CI/CD workflows
Now that we have gone over what, why, and how CI/CD works, let’s take a look at a more concrete example walking through the workflow.
The following covers the steps of a typical CI/CD workflow. Most code will go through this workflow, whether it be for infrastructure code or application code. However, the details of the steps may differ significantly due to the properties of infrastructure code.
In this section, we will compare each step of the workflow for application code, infrastructure modules, and live infrastructure config side by side. Application code refers to code to run an application written in a general purpose programming language (e.g., Ruby, Java, Python, etc), while infrastructure modules and live infrastructure config refer to infrastructure code (e.g., Terraform, CloudFormation, Ansible, etc) organized as described in the previous section. CI/CD for application code is well understood in the industry, so we show it side by side with infrastructure code here as a reference point to make it easier to understand the workflow for infrastructure code.

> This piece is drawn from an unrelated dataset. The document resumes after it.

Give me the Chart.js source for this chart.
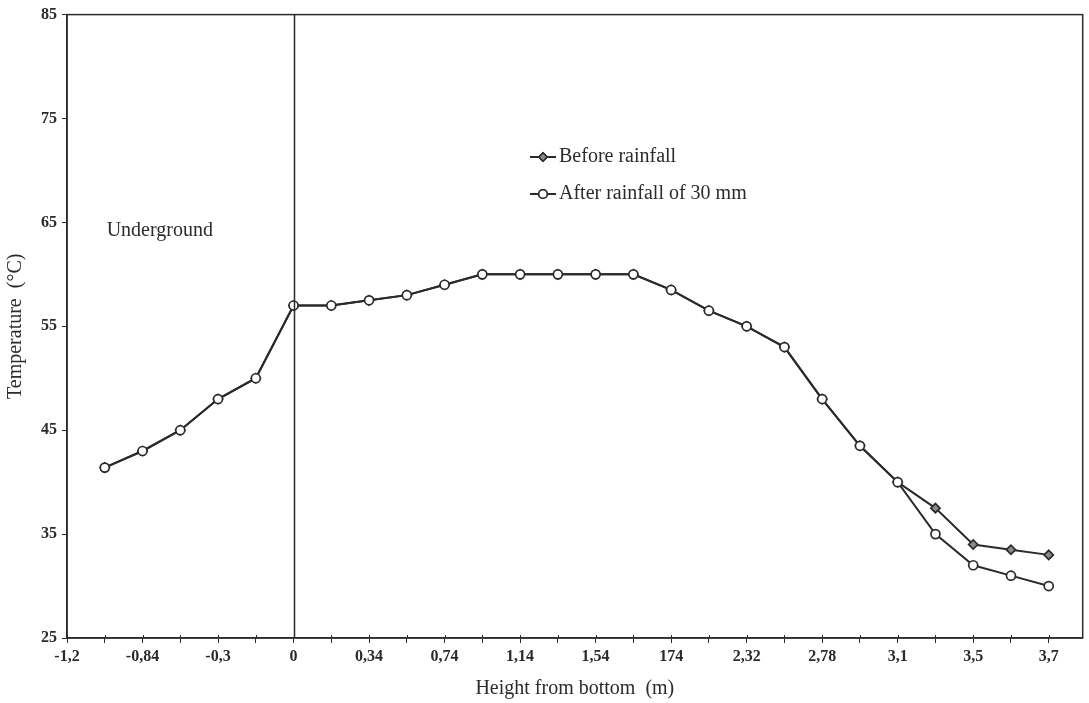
<!DOCTYPE html>
<html>
<head>
<meta charset="utf-8">
<script src="https://cdn.jsdelivr.net/npm/chart.js@4.4.0/dist/chart.umd.min.js"></script>
<style>
  html, body { margin: 0; padding: 0; background: #fff; }
  #wrap { width: 1089px; height: 703px; position: relative; }
</style>
</head>
<body>
<div id="wrap"><canvas id="chart"></canvas></div>
<script>
// tick labels, one on every second tick (tick 0 = -1,2)
const tickLabels = ['-1,2', '-0,84', '-0,3', '0', '0,34', '0,74', '1,14', '1,54', '174', '2,32', '2,78', '3,1', '3,5', '3,7'];

// readings, one per tick starting at tick 1
const afterRain = [41.4, 43, 45, 48, 50, 57, 57, 57.5, 58, 59, 60, 60, 60, 60, 60, 58.5, 56.5, 55, 53, 48, 43.5, 40, 35, 32, 31, 30];
const beforeRain = [41.4, 43, 45, 48, 50, 57, 57, 57.5, 58, 59, 60, 60, 60, 60, 60, 58.5, 56.5, 55, 53, 48, 43.5, 40, 37.5, 34, 33.5, 33];

const yTicks = [25, 35, 45, 55, 65, 75, 85];
const groundTick = 6; // tick where height = 0

const INK = '#2b2b2b';
const SERIF = '"Liberation Serif", "DejaVu Serif", serif';

const toPoints = arr => arr.map((v, i) => ({ x: i + 1, y: v }));

// frame, ground line, "Underground" label and the in-chart legend
const extras = {
  id: 'extras',
  afterDatasetsDraw(chart) {
    const { ctx, chartArea: a, scales: { x, y } } = chart;
    ctx.save();
    ctx.strokeStyle = INK;
    ctx.lineWidth = 1.5;
    ctx.strokeRect(a.left, a.top, a.right - a.left, a.bottom - a.top);

    // x tick marks poke a little above the axis line, as in the print
    ctx.lineWidth = 1;
    x.ticks.forEach(t => {
      const px = Math.round(x.getPixelForValue(t.value)) + 0.5;
      ctx.beginPath();
      ctx.moveTo(px, a.bottom - 3);
      ctx.lineTo(px, a.bottom);
      ctx.stroke();
    });

    ctx.lineWidth = 1.5;
    const gx = Math.round(x.getPixelForValue(groundTick)) + 0.5;
    ctx.beginPath();
    ctx.moveTo(gx, a.top);
    ctx.lineTo(gx, a.bottom);
    ctx.stroke();

    ctx.fillStyle = INK;
    ctx.font = '20px ' + SERIF;
    ctx.textBaseline = 'middle';
    ctx.fillText('Underground', x.getPixelForValue(1.05), y.getPixelForValue(64.2));

    // legend
    const items = [
      { text: 'Before rainfall', style: 'rectRot', fill: '#8a8a8a', r: 4.2 },
      { text: 'After rainfall of 30 mm', style: 'circle', fill: '#fff', r: 4.3 }
    ];
    const lx = 530, ly = [157, 194];
    items.forEach((it, i) => {
      const cy = ly[i];
      ctx.strokeStyle = INK;
      ctx.lineWidth = 2;
      ctx.beginPath();
      ctx.moveTo(lx, cy);
      ctx.lineTo(lx + 26, cy);
      ctx.stroke();
      ctx.fillStyle = it.fill;
      ctx.lineWidth = 1.6;
      Chart.helpers.drawPoint(ctx, { pointStyle: it.style, radius: it.r, borderWidth: 1.6 }, lx + 13, cy);
      ctx.fill();
      ctx.stroke();
      ctx.fillStyle = INK;
      ctx.font = '20px ' + SERIF;
      ctx.textBaseline = 'middle';
      ctx.fillText(it.text, lx + 29, cy);
    });
    ctx.restore();
  }
};

new Chart(document.getElementById('chart'), {
  type: 'line',
  data: {
    datasets: [
      {
        label: 'After rainfall of 30 mm',
        data: toPoints(afterRain),
        borderColor: INK,
        borderWidth: 2,
        pointStyle: 'circle',
        pointRadius: 4.5,
        pointBackgroundColor: '#fff',
        pointBorderColor: INK,
        pointBorderWidth: 1.7,
        tension: 0
      },
      {
        label: 'Before rainfall',
        data: toPoints(beforeRain),
        borderColor: INK,
        borderWidth: 2,
        pointStyle: 'rectRot',
        pointRadius: 4.6,
        pointBackgroundColor: '#8a8a8a',
        pointBorderColor: INK,
        pointBorderWidth: 1.7,
        tension: 0
      }
    ]
  },
  plugins: [extras],
  options: {
    responsive: true,
    maintainAspectRatio: false,
    animation: false,
    layout: { padding: { top: 12, right: 2, left: 0, bottom: 0 } },
    plugins: { legend: { display: false }, tooltip: { enabled: false } },
    scales: {
      x: {
        type: 'linear',
        min: 0,
        max: 26.9,
        afterBuildTicks(scale) {
          scale.ticks = tickLabels.flatMap((_, i) => [{ value: 2 * i }, { value: 2 * i + 1 }]).filter(t => t.value <= 26);
        },
        afterFit(scale) {
          scale.height = 65;
          scale.paddingRight = 0;
          scale.paddingLeft = 0;
        },
        ticks: {
          autoSkip: false,
          maxRotation: 0,
          padding: 4,
          color: INK,
          font: { family: SERIF, size: 16, weight: 'bold' },
          callback: v => (v % 2 === 0 ? tickLabels[v / 2] : '')
        },
        grid: { drawOnChartArea: false, drawTicks: true, tickLength: 5, color: INK },
        border: { color: INK, width: 1.5 },
        title: {
          display: true,
          text: 'Height from bottom  (m)',
          color: INK,
          font: { family: SERIF, size: 20 },
          padding: { top: 0, bottom: 2 }
        }
      },
      y: {
        min: 25,
        max: 85,
        afterBuildTicks(scale) {
          scale.ticks = yTicks.map(v => ({ value: v }));
        },
        afterFit(scale) { scale.width = 67; },
        ticks: {
          padding: 5,
          color: INK,
          font: { family: SERIF, size: 16, weight: 'bold' }
        },
        grid: { drawOnChartArea: false, drawTicks: true, tickLength: 5, color: INK },
        border: { color: INK, width: 1.5 },
        title: {
          display: true,
          text: 'Temperature  (°C)',
          color: INK,
          font: { family: SERIF, size: 20 },
          padding: { top: 4, bottom: 4 }
        }
      }
    }
  }
});
</script>
</body>
</html>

For the purposes of illustrating this workflow, we will assume the following:
The code lives in version control.
We are using a trunk-based development model.
The code has already been in development for a while and there is a version running in production.
Here are the steps:
Clone a copy of the source code and create a new branch
Typically the first step in making changes to any code base is to clone the repository locally and begin development on a new branch. Having a local copy makes it easier to iterate on the changes, and using an isolated branch allows you to push code back to the central repository without breaking the main line of code (trunk) that everyone else is working on.
If you are using git
, this step translates to:
git clone $REPO_URL
git checkout -b $NEW_BRANCH_NAME
Whether you are developing application code, infrastructure modules, or live infrastructure config, making changes on a separate branch is a good idea. However, what you do to test that code will be vastly different, as we’ll cover in the next section.
Run the code locally
Before making any code changes, you want to make sure that you are working off of a clean slate. If you start off of broken code, you won’t know if the feature isn’t working because of a bug in the trunk, or if it is your code. It is always a good idea to run the code locally to sanity check the current state of trunk to make sure you are starting from working code.
How to run the code locally will be very different depending on the type of code you are working with:
Application Code
You can typically spin up a local environment for application code to test it out. For example, if you had a simple
web server written in a general purpose programming language such as Ruby, you can run the server code to bring up a
local copy of the application that you can interact with (e.g., ruby web-server.rb
). You can then manually test it by
loading the web server in the browser. Alternatively, you could run the automated test suite associated with your
application (e.g., ruby web-server-test.rb
). The point is that (almost) everything can be done locally for fast
iteration.
Infrastructure Modules
You will need to bring up real infrastructure to test infrastructure code. Unlike with application code, there is no
way to have a true and complete local copy of a cloud. Therefore, the only way to know for sure your infrastructure
code works is by making the actual API calls to the cloud to deploy it. With infrastructure modules, this involves
deploying the module into a sandbox environment. For example, to test a terraform module, you can define example code
that sets up the necessary resource dependencies that the module needs, and then deploy that into your sandbox with
terraform apply
. You can then inspect the deployed resources to make sure they are functioning as expected. For
convenience, this process could be captured in an automated test using a framework such as
Terratest.
Live Infrastructure Config
Locally testing live infrastructure config is more difficult than either application code or infrastructure modules.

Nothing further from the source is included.